WRITTEN EXERCISE: Restate the listing below word for word, omitting any images.
┌─ RAW DATA
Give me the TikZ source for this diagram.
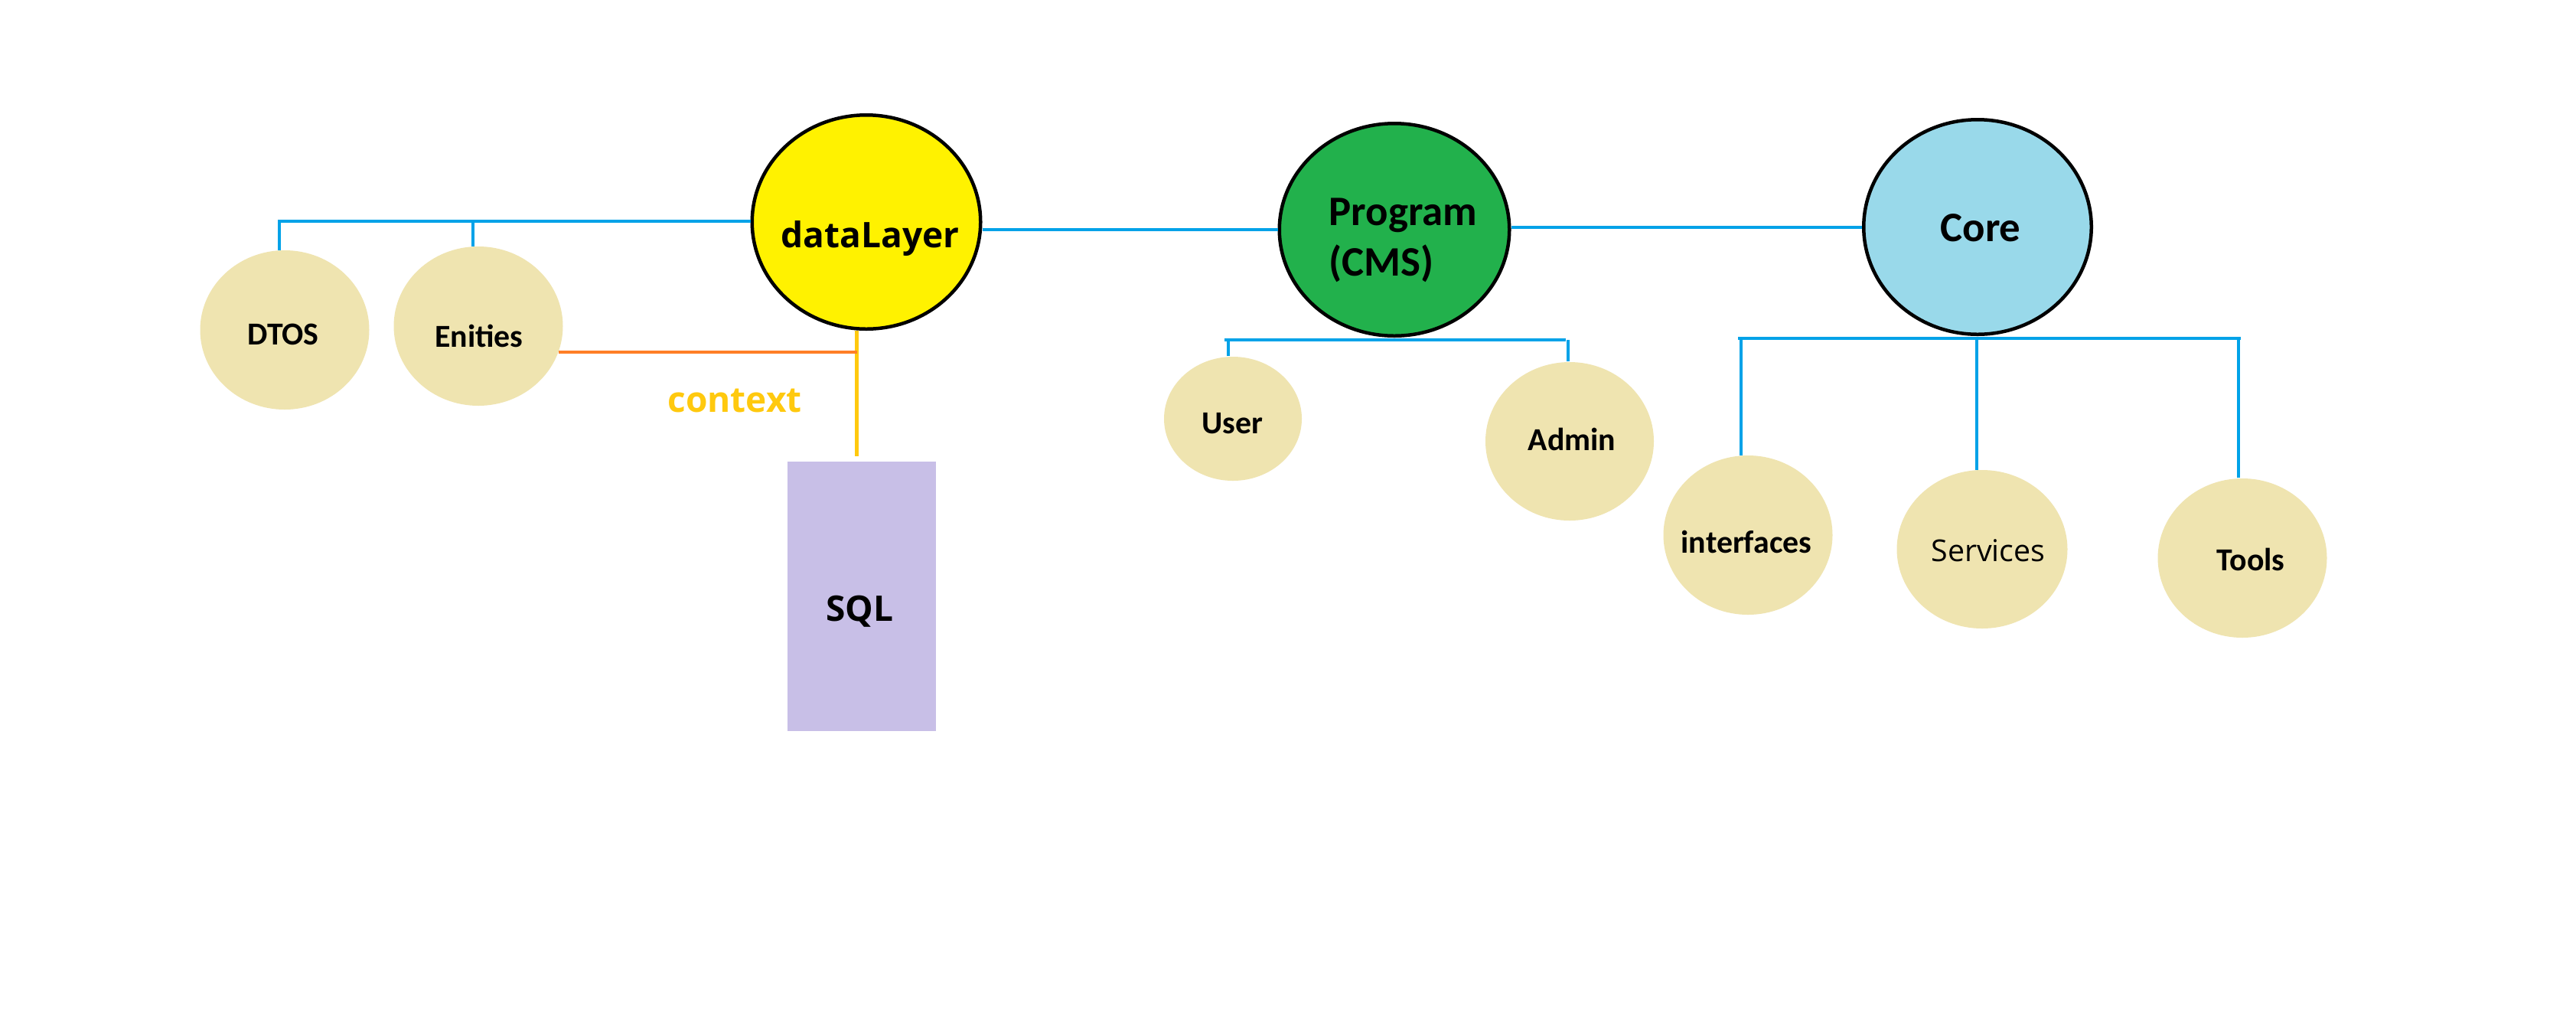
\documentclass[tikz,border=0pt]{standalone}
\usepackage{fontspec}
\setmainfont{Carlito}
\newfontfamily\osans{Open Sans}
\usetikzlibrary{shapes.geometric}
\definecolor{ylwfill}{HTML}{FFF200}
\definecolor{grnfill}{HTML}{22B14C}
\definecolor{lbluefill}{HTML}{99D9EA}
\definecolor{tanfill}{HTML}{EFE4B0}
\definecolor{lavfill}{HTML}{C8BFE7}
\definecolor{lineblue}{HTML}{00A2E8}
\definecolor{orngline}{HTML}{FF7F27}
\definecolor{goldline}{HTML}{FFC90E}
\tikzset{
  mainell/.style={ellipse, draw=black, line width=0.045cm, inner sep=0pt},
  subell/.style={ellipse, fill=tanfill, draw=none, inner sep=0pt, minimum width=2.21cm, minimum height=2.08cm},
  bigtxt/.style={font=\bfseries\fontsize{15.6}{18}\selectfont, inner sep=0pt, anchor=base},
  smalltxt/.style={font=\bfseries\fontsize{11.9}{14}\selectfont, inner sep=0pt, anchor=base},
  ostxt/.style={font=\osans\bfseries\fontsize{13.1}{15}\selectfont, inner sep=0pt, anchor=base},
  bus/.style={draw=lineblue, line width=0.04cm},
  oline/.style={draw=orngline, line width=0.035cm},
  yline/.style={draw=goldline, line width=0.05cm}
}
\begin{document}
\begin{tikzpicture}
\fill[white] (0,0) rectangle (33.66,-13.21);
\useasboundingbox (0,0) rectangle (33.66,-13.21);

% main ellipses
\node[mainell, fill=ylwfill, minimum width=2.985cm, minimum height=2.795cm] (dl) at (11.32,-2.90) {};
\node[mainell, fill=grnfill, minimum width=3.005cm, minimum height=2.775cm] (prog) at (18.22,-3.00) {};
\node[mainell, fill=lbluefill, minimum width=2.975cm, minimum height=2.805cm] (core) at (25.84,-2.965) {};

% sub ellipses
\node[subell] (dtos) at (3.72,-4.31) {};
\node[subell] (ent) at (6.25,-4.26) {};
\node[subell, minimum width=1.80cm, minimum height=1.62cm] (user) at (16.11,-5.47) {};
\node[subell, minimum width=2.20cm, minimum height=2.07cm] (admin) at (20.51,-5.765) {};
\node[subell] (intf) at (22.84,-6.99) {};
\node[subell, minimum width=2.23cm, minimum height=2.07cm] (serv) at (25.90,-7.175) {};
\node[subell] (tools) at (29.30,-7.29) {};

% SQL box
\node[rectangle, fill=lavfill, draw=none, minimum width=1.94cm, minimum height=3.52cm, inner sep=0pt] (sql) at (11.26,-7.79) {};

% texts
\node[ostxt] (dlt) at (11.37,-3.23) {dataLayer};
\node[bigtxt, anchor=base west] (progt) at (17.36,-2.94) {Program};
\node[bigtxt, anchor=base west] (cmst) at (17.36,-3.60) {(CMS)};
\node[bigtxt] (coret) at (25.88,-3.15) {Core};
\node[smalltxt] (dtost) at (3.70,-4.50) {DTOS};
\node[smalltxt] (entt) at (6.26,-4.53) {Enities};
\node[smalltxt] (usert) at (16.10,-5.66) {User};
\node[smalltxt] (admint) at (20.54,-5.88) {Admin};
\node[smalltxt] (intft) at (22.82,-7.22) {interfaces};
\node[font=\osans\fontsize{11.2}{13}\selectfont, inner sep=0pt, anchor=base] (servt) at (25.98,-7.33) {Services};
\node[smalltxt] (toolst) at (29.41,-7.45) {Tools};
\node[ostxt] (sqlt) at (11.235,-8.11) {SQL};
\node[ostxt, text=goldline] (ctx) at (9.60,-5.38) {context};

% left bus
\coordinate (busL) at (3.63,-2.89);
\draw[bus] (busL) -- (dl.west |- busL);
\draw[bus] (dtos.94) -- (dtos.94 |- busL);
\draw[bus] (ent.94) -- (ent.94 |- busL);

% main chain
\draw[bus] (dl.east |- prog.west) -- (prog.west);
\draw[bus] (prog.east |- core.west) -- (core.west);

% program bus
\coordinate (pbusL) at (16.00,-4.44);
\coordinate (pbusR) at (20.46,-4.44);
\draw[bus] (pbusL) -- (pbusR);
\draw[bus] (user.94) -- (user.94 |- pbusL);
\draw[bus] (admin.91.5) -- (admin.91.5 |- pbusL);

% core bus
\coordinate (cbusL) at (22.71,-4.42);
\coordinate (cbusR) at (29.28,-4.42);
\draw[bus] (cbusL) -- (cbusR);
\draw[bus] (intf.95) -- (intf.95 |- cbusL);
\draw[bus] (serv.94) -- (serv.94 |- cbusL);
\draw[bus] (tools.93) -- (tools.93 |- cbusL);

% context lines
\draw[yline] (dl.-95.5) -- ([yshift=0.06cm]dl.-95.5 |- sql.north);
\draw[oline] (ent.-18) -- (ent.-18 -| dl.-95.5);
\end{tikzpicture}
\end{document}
└─
SOLVED PROBLEM:
Give me the TikZ source for this diagram.
\documentclass[tikz,border=0pt]{standalone}
\usepackage{fontspec}
\setmainfont{Carlito}
\newfontfamily\osans{Open Sans}
\usetikzlibrary{shapes.geometric}
\definecolor{ylwfill}{HTML}{FFF200}
\definecolor{grnfill}{HTML}{22B14C}
\definecolor{lbluefill}{HTML}{99D9EA}
\definecolor{tanfill}{HTML}{EFE4B0}
\definecolor{lavfill}{HTML}{C8BFE7}
\definecolor{lineblue}{HTML}{00A2E8}
\definecolor{orngline}{HTML}{FF7F27}
\definecolor{goldline}{HTML}{FFC90E}
\tikzset{
  mainell/.style={ellipse, draw=black, line width=0.045cm, inner sep=0pt},
  subell/.style={ellipse, fill=tanfill, draw=none, inner sep=0pt, minimum width=2.21cm, minimum height=2.08cm},
  bigtxt/.style={font=\bfseries\fontsize{15.6}{18}\selectfont, inner sep=0pt, anchor=base},
  smalltxt/.style={font=\bfseries\fontsize{11.9}{14}\selectfont, inner sep=0pt, anchor=base},
  ostxt/.style={font=\osans\bfseries\fontsize{13.1}{15}\selectfont, inner sep=0pt, anchor=base},
  bus/.style={draw=lineblue, line width=0.04cm},
  oline/.style={draw=orngline, line width=0.035cm},
  yline/.style={draw=goldline, line width=0.05cm}
}
\begin{document}
\begin{tikzpicture}
\fill[white] (0,0) rectangle (33.66,-13.21);
\useasboundingbox (0,0) rectangle (33.66,-13.21);

% main ellipses
\node[mainell, fill=ylwfill, minimum width=2.985cm, minimum height=2.795cm] (dl) at (11.32,-2.90) {};
\node[mainell, fill=grnfill, minimum width=3.005cm, minimum height=2.775cm] (prog) at (18.22,-3.00) {};
\node[mainell, fill=lbluefill, minimum width=2.975cm, minimum height=2.805cm] (core) at (25.84,-2.965) {};

% sub ellipses
\node[subell] (dtos) at (3.72,-4.31) {};
\node[subell] (ent) at (6.25,-4.26) {};
\node[subell, minimum width=1.80cm, minimum height=1.62cm] (user) at (16.11,-5.47) {};
\node[subell, minimum width=2.20cm, minimum height=2.07cm] (admin) at (20.51,-5.765) {};
\node[subell] (intf) at (22.84,-6.99) {};
\node[subell, minimum width=2.23cm, minimum height=2.07cm] (serv) at (25.90,-7.175) {};
\node[subell] (tools) at (29.30,-7.29) {};

% SQL box
\node[rectangle, fill=lavfill, draw=none, minimum width=1.94cm, minimum height=3.52cm, inner sep=0pt] (sql) at (11.26,-7.79) {};

% texts
\node[ostxt] (dlt) at (11.37,-3.23) {dataLayer};
\node[bigtxt, anchor=base west] (progt) at (17.36,-2.94) {Program};
\node[bigtxt, anchor=base west] (cmst) at (17.36,-3.60) {(CMS)};
\node[bigtxt] (coret) at (25.88,-3.15) {Core};
\node[smalltxt] (dtost) at (3.70,-4.50) {DTOS};
\node[smalltxt] (entt) at (6.26,-4.53) {Enities};
\node[smalltxt] (usert) at (16.10,-5.66) {User};
\node[smalltxt] (admint) at (20.54,-5.88) {Admin};
\node[smalltxt] (intft) at (22.82,-7.22) {interfaces};
\node[font=\osans\fontsize{11.2}{13}\selectfont, inner sep=0pt, anchor=base] (servt) at (25.98,-7.33) {Services};
\node[smalltxt] (toolst) at (29.41,-7.45) {Tools};
\node[ostxt] (sqlt) at (11.235,-8.11) {SQL};
\node[ostxt, text=goldline] (ctx) at (9.60,-5.38) {context};

% left bus
\coordinate (busL) at (3.63,-2.89);
\draw[bus] (busL) -- (dl.west |- busL);
\draw[bus] (dtos.94) -- (dtos.94 |- busL);
\draw[bus] (ent.94) -- (ent.94 |- busL);

% main chain
\draw[bus] (dl.east |- prog.west) -- (prog.west);
\draw[bus] (prog.east |- core.west) -- (core.west);

% program bus
\coordinate (pbusL) at (16.00,-4.44);
\coordinate (pbusR) at (20.46,-4.44);
\draw[bus] (pbusL) -- (pbusR);
\draw[bus] (user.94) -- (user.94 |- pbusL);
\draw[bus] (admin.91.5) -- (admin.91.5 |- pbusL);

% core bus
\coordinate (cbusL) at (22.71,-4.42);
\coordinate (cbusR) at (29.28,-4.42);
\draw[bus] (cbusL) -- (cbusR);
\draw[bus] (intf.95) -- (intf.95 |- cbusL);
\draw[bus] (serv.94) -- (serv.94 |- cbusL);
\draw[bus] (tools.93) -- (tools.93 |- cbusL);

% context lines
\draw[yline] (dl.-95.5) -- ([yshift=0.06cm]dl.-95.5 |- sql.north);
\draw[oline] (ent.-18) -- (ent.-18 -| dl.-95.5);
\end{tikzpicture}
\end{document}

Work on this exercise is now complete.